---- Collected data

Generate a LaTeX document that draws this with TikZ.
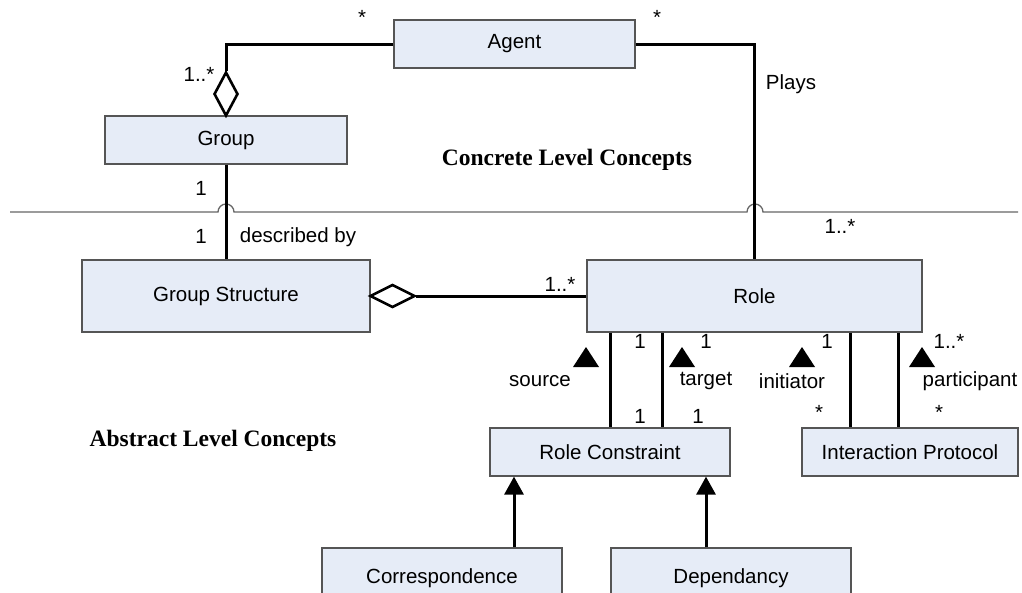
\documentclass[tikz,border=0pt]{standalone}
\usepackage{fontspec}
\setmainfont{Liberation Sans}
\newfontfamily\titlefont{Liberation Serif}
\usetikzlibrary{shapes.geometric,arrows.meta,calc}
\definecolor{boxfill}{HTML}{E6ECF7}
\definecolor{boxline}{HTML}{555555}
\definecolor{sepline}{HTML}{666666}
\begin{document}
\begin{tikzpicture}[x=1pt,y=-1pt,
  cls/.style={draw=boxline,line width=1.2pt,fill=boxfill,inner sep=0pt,
    font=\fontsize{20.5}{24}\selectfont},
  assoc/.style={line width=3pt,draw=black},
  agg/.style={shape=diamond,draw=black,line width=2.6pt,fill=white,inner sep=0pt},
  lbl/.style={inner sep=0pt,font=\fontsize{20.5}{24}\selectfont},
  level/.style={inner sep=0pt,font=\titlefont\bfseries\fontsize{23.5}{28}\selectfont},
  gen/.style={line width=3pt,-{Triangle[length=18pt,width=19pt]}},
  dirmark/.style={fill=black}]
\useasboundingbox (0,0) rectangle (1022,592);

% level separator, with hops where the associations cross it
\draw[sepline,line width=1.3pt]
  (10,212) -- (218,212) arc[start angle=180,end angle=360,radius=8]
  -- (747,212) arc[start angle=180,end angle=360,radius=8] -- (1018,212);

% classes
\node[cls,minimum width=241,minimum height=48] (agent) at (514.5,44) {Agent};
\node[cls,minimum width=242,minimum height=48] (group) at (226,140) {Group};
\node[cls,minimum width=288,minimum height=72] (gs) at (226,296) {Group Structure};
\node[cls,minimum width=335,minimum height=72] (role) at (754.5,296) {Role};
\node[cls,minimum width=240,minimum height=48] (rc) at (610,452) {Role Constraint};
\node[cls,minimum width=216,minimum height=48] (ip) at (910,452) {Interaction Protocol};
\node[cls,minimum width=240,minimum height=60] (corr) at (442,578) {Correspondence};
\node[cls,minimum width=240,minimum height=60] (dep) at (731,578) {Dependancy};

% aggregation diamonds
\node[agg,minimum width=24,minimum height=44] (gdia) at (226,94) {};
\node[agg,minimum width=45,minimum height=23] (gsdia) at (392.5,296) {};

% associations
\draw[assoc] (agent.west) -| (gdia.north);
\draw[assoc] (agent.east) -| (role.north);
\draw[assoc] (group.south) -- (gs.north);
\draw[assoc] (gsdia.east) -- (role.west);

\coordinate (xsrc) at (610,0);
\coordinate (xtgt) at (662,0);
\coordinate (xini) at (850,0);
\coordinate (xpar) at (898,0);
\draw[assoc] (xsrc |- role.south) -- (xsrc |- rc.north);
\draw[assoc] (xtgt |- role.south) -- (xtgt |- rc.north);
\draw[assoc] (xini |- role.south) -- (xini |- ip.north);
\draw[assoc] (xpar |- role.south) -- (xpar |- ip.north);

% generalisations
\coordinate (xcorr) at (514,0);
\coordinate (xdep) at (706,0);
\draw[gen] (xcorr |- corr.north) -- (xcorr |- rc.south);
\draw[gen] (xdep |- dep.north) -- (xdep |- rc.south);

% reading-direction markers
\fill[dirmark] (573,367) -- (599,367) -- (586,347) -- cycle;
\fill[dirmark] (669,367) -- (695,367) -- (682,347) -- cycle;
\fill[dirmark] (789,367) -- (815,367) -- (802,347) -- cycle;
\fill[dirmark] (909,367) -- (935,367) -- (922,347) -- cycle;

% multiplicities and role names
\node[lbl] (m1) at (362,17) {*};
\node[lbl] (m2) at (657,17) {*};
\node[lbl] (m3) at (199,74) {1..*};
\node[lbl] (plays) at (791,84) {Plays};
\node[lbl] (m4) at (201,188) {1};
\node[lbl] (m5) at (201,236) {1};
\node[lbl] (descr) at (298,237) {described by};
\node[lbl] (m6) at (840,226) {1..*};
\node[lbl] (m7) at (560,284) {1..*};
\node[lbl] (m8) at (640,341) {1};
\node[lbl] (m9) at (706,341) {1};
\node[lbl] (m10) at (827,341) {1};
\node[lbl] (m11) at (949,341) {1..*};
\node[lbl] (src) at (540,381) {source};
\node[lbl] (tgt) at (706,381) {target};
\node[lbl] (ini) at (792,381) {initiator};
\node[lbl] (par) at (970,381) {participant};
\node[lbl] (m12) at (640,416) {1};
\node[lbl] (m13) at (698,416) {1};
\node[lbl] (m14) at (819,412) {*};
\node[lbl] (m15) at (939,412) {*};

% level captions
\node[level] (concrete) at (567,160) {Concrete Level Concepts};
\node[level] (abstract) at (213,441) {Abstract Level Concepts};
\end{tikzpicture}
\end{document}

--------

• _Required task_
Copy the whole listing above word for word but do not carry over the pictures.

• _Result of the task_
Generate a LaTeX document that draws this with TikZ.
\documentclass[tikz,border=0pt]{standalone}
\usepackage{fontspec}
\setmainfont{Liberation Sans}
\newfontfamily\titlefont{Liberation Serif}
\usetikzlibrary{shapes.geometric,arrows.meta,calc}
\definecolor{boxfill}{HTML}{E6ECF7}
\definecolor{boxline}{HTML}{555555}
\definecolor{sepline}{HTML}{666666}
\begin{document}
\begin{tikzpicture}[x=1pt,y=-1pt,
  cls/.style={draw=boxline,line width=1.2pt,fill=boxfill,inner sep=0pt,
    font=\fontsize{20.5}{24}\selectfont},
  assoc/.style={line width=3pt,draw=black},
  agg/.style={shape=diamond,draw=black,line width=2.6pt,fill=white,inner sep=0pt},
  lbl/.style={inner sep=0pt,font=\fontsize{20.5}{24}\selectfont},
  level/.style={inner sep=0pt,font=\titlefont\bfseries\fontsize{23.5}{28}\selectfont},
  gen/.style={line width=3pt,-{Triangle[length=18pt,width=19pt]}},
  dirmark/.style={fill=black}]
\useasboundingbox (0,0) rectangle (1022,592);

% level separator, with hops where the associations cross it
\draw[sepline,line width=1.3pt]
  (10,212) -- (218,212) arc[start angle=180,end angle=360,radius=8]
  -- (747,212) arc[start angle=180,end angle=360,radius=8] -- (1018,212);

% classes
\node[cls,minimum width=241,minimum height=48] (agent) at (514.5,44) {Agent};
\node[cls,minimum width=242,minimum height=48] (group) at (226,140) {Group};
\node[cls,minimum width=288,minimum height=72] (gs) at (226,296) {Group Structure};
\node[cls,minimum width=335,minimum height=72] (role) at (754.5,296) {Role};
\node[cls,minimum width=240,minimum height=48] (rc) at (610,452) {Role Constraint};
\node[cls,minimum width=216,minimum height=48] (ip) at (910,452) {Interaction Protocol};
\node[cls,minimum width=240,minimum height=60] (corr) at (442,578) {Correspondence};
\node[cls,minimum width=240,minimum height=60] (dep) at (731,578) {Dependancy};

% aggregation diamonds
\node[agg,minimum width=24,minimum height=44] (gdia) at (226,94) {};
\node[agg,minimum width=45,minimum height=23] (gsdia) at (392.5,296) {};

% associations
\draw[assoc] (agent.west) -| (gdia.north);
\draw[assoc] (agent.east) -| (role.north);
\draw[assoc] (group.south) -- (gs.north);
\draw[assoc] (gsdia.east) -- (role.west);

\coordinate (xsrc) at (610,0);
\coordinate (xtgt) at (662,0);
\coordinate (xini) at (850,0);
\coordinate (xpar) at (898,0);
\draw[assoc] (xsrc |- role.south) -- (xsrc |- rc.north);
\draw[assoc] (xtgt |- role.south) -- (xtgt |- rc.north);
\draw[assoc] (xini |- role.south) -- (xini |- ip.north);
\draw[assoc] (xpar |- role.south) -- (xpar |- ip.north);

% generalisations
\coordinate (xcorr) at (514,0);
\coordinate (xdep) at (706,0);
\draw[gen] (xcorr |- corr.north) -- (xcorr |- rc.south);
\draw[gen] (xdep |- dep.north) -- (xdep |- rc.south);

% reading-direction markers
\fill[dirmark] (573,367) -- (599,367) -- (586,347) -- cycle;
\fill[dirmark] (669,367) -- (695,367) -- (682,347) -- cycle;
\fill[dirmark] (789,367) -- (815,367) -- (802,347) -- cycle;
\fill[dirmark] (909,367) -- (935,367) -- (922,347) -- cycle;

% multiplicities and role names
\node[lbl] (m1) at (362,17) {*};
\node[lbl] (m2) at (657,17) {*};
\node[lbl] (m3) at (199,74) {1..*};
\node[lbl] (plays) at (791,84) {Plays};
\node[lbl] (m4) at (201,188) {1};
\node[lbl] (m5) at (201,236) {1};
\node[lbl] (descr) at (298,237) {described by};
\node[lbl] (m6) at (840,226) {1..*};
\node[lbl] (m7) at (560,284) {1..*};
\node[lbl] (m8) at (640,341) {1};
\node[lbl] (m9) at (706,341) {1};
\node[lbl] (m10) at (827,341) {1};
\node[lbl] (m11) at (949,341) {1..*};
\node[lbl] (src) at (540,381) {source};
\node[lbl] (tgt) at (706,381) {target};
\node[lbl] (ini) at (792,381) {initiator};
\node[lbl] (par) at (970,381) {participant};
\node[lbl] (m12) at (640,416) {1};
\node[lbl] (m13) at (698,416) {1};
\node[lbl] (m14) at (819,412) {*};
\node[lbl] (m15) at (939,412) {*};

% level captions
\node[level] (concrete) at (567,160) {Concrete Level Concepts};
\node[level] (abstract) at (213,441) {Abstract Level Concepts};
\end{tikzpicture}
\end{document}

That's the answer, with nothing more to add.